“Civilization of Love” Interfaith Art Exhibition Opened with “Dialogue in Times of War” Seminar in Rome

On February 18, 2023 seven Ukrainian artists—Myroslav Yasinskyi, Rustem Skybin, Yevgen Kotlyar, Violetta Terlyha, Vadym Koltun, Lyubov Yakimenko and Oleg Omelchenko—were represented at an interfaith art exhibition titled “Civilization of Love,” curated by JPII Leader Bogdana Katarzhuk (Cohort XIV, Ukraine). 

The event opened with a seminar, “Dialogue in Times of War,” in which three invited speakers, JPII Center leaders—Olena Komisarenko (Cohort XIV, Ukraine), Vladimer Narsia (Cohort XIV, Georgia), and Nataliia Pavlyk (Cohort XII, Ukraine)—were involved in a conversation around war, art, and interfaith dialogue. The seminar was moderated by Taras Dzyubanskyy, Senior Alumni Advisor to the JPII Center. The event was hosted at the Pontifical Ukrainian College of St. Josaphat and funded by the John Paul II Center Grants Program.

In this seminar, Olena Komisarenko presented an intervention entitled “Interreligious and interconfessional collaboration in the times of war in Ukraine.” She shares an excerpt here: “To commemorate the meeting of the All-Ukrainian Council of Churches and Religious Organizations with the Holy Father on January 25, 2023 in Rome, representatives of the council presented Pope Francis with a painting depicting peaceful Ukraine, painted by Ukrainian children. A piece of art in this situation was an expression of the spirit of true fraternal unity and the spirit of recognition of religious plurality in the society of peaceful Ukraine we are dreaming of, and we are praying for.”

The participants of the opening seminar explored the issues of interreligious dialogue in the times of war and the existential search for God by a person. The desire of Ukrainians to build a society based on the concept of a “civilization of love” and through interfaith dialogue was expressed. Additionally, the question of whether the mutual aid of different religions representatives during wartime is a dialogue about values ​​or a concerted effort to survive was also raised along with the question about the practical ways interreligious dialogue may pertain not only to diplomatic issues but also to the daily challenges people are facing because of war. 

“The tragic anniversary of the full-scale war against Ukraine should remind Western society of the tragedy and grief of our people,” comments Taras Dzyubanskyy, “who, despite all the suffering, remain a people of freedom and resilience. Educational, cultural and social processes are continuing, and for this we owe much to the role of churches and religious organizations. Intellectual discussions continue and we are confident that this is a great contribution to the victory in the fight against the forces of evil.”

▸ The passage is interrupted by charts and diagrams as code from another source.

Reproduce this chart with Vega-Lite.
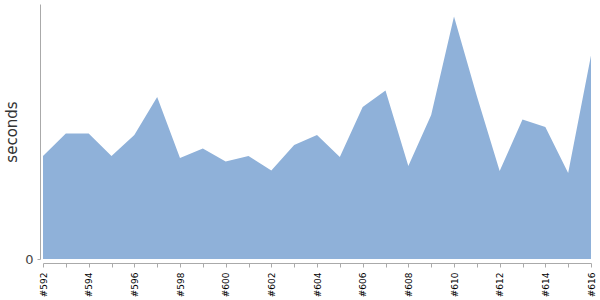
{
  "$schema": "https://vega.github.io/schema/vega-lite/v6.json",
  "width": 548,
  "height": 255,
  "autosize": {"type": "none"},
  "padding": {"left": 43, "top": 4, "right": 9, "bottom": 41},
  "background": "white",
  "config": {"view": {"stroke": null}, "font": "DejaVu Sans"},
  "data": {"values": [
    {"build": "#592", "seconds": 103},
    {"build": "#593", "seconds": 125.5},
    {"build": "#594", "seconds": 125.5},
    {"build": "#595", "seconds": 103},
    {"build": "#596", "seconds": 124},
    {"build": "#597", "seconds": 162},
    {"build": "#598", "seconds": 101},
    {"build": "#599", "seconds": 110.5},
    {"build": "#600", "seconds": 97.5},
    {"build": "#601", "seconds": 103},
    {"build": "#602", "seconds": 88.5},
    {"build": "#603", "seconds": 114},
    {"build": "#604", "seconds": 124},
    {"build": "#605", "seconds": 102},
    {"build": "#606", "seconds": 152},
    {"build": "#607", "seconds": 168.5},
    {"build": "#608", "seconds": 93},
    {"build": "#609", "seconds": 144},
    {"build": "#610", "seconds": 242.5},
    {"build": "#611", "seconds": 163},
    {"build": "#612", "seconds": 88},
    {"build": "#613", "seconds": 139.5},
    {"build": "#614", "seconds": 132},
    {"build": "#615", "seconds": 86},
    {"build": "#616", "seconds": 203.5}
  ]},
  "mark": {"type": "area", "color": "#8fb1d9", "opacity": 1},
  "encoding": {
    "x": {
      "field": "build",
      "type": "ordinal",
      "scale": {"type": "point", "padding": 0},
      "axis": {
        "title": null,
        "offset": 4,
        "labelAngle": -90,
        "labelAlign": "right",
        "labelBaseline": "middle",
        "labelFontSize": 9,
        "labelColor": "#000",
        "labelPadding": 5,
        "labelOverlap": false,
        "labelExpr": "parseInt(substring(datum.value, 1)) % 2 == 0 ? datum.value : ''",
        "tickSize": 4,
        "tickColor": "#aaa",
        "domainColor": "#aaa",
        "grid": false
      }
    },
    "y": {
      "field": "seconds",
      "type": "quantitative",
      "scale": {"domain": [0, 255], "nice": false},
      "axis": {
        "title": "seconds",
        "titleFontSize": 15,
        "titleFontWeight": "normal",
        "titleColor": "#333",
        "titlePadding": 5,
        "offset": 3,
        "values": [0],
        "labelFontSize": 13,
        "labelColor": "#444",
        "labelPadding": 4,
        "tickSize": 3,
        "tickColor": "#aaa",
        "domainColor": "#aaa",
        "grid": false
      }
    }
  }
}
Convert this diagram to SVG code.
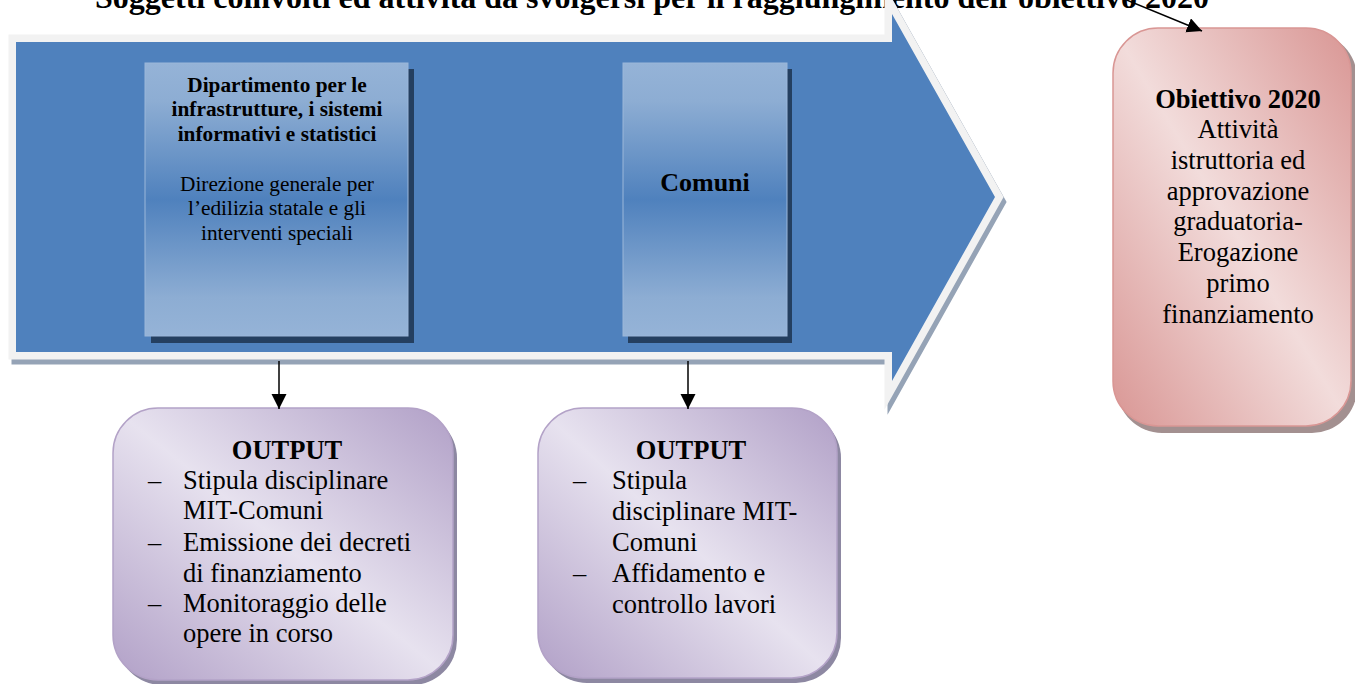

The “Civilization of Love” exhibition, which was open daily from February 18 to February 23, was dedicated to Ukrainian realities of war and interreligious dialogue. Some of the artists included: Muslim Crimea Rustem Skybin, who depicts the Easter egg painted in an Islamic style with the images of Czech hedgehogs which are at the same time Qur’an stands; a Jewish artist Vadym Koltun, who rethinks and depicts the “Crucifixion” of Ukrainians made by Russian missiles; and a Christian artist, Myroslav Yasinskyi, who asks the Angels present in all three religions to “save and protect” us. 

Nataliia Pavlyk shared the “Interfaithing Humanity” Colouring Book that she created with the support of a grant from the JPII Center. “I was excited to share how art and creativity can contribute to inter- and intra-religious peacebuilding in times of war when other means of dialogue are not so efficient,” she expresses.

Gavin D’Costa, Emeritus Professor of Catholic Theology at the University of Bristol and Visiting Professor of Interreligious Dialogue at the Pontifical University of St Thomas Aquinas, remarks: “This exhibition of Ukrainian artists from three different religions testifies to the soaring human spirit, even in the darkest times. Some of the artists daringly break traditional iconographic boundaries to express the solidarity—and hope—of inter-religious aspirations in a time of war.”

Thomas Cattoi, Associate Professor of Christology and Cultures at Graduate Theological Union and Visiting Professor at the Angelicum, also offers a reflection on this event: “Interreligious dialogue and comparative theology often choose textual analysis as their starting point […] As our culture becomes increasingly visual, however, it is high time to experiment with different approaches for dialogue, and the visual arts provide one such framework. This exhibition and the interreligious coloring book show how the visual, artistic encounter between traditions opens up new horizons for interreligious understanding.”

“The grief unequivocally unites the people,” concludes Bogdana Katarzhuk, the curator of this exhibition, “but only love to God, the state and other people gives them the strength to act and keep standing.”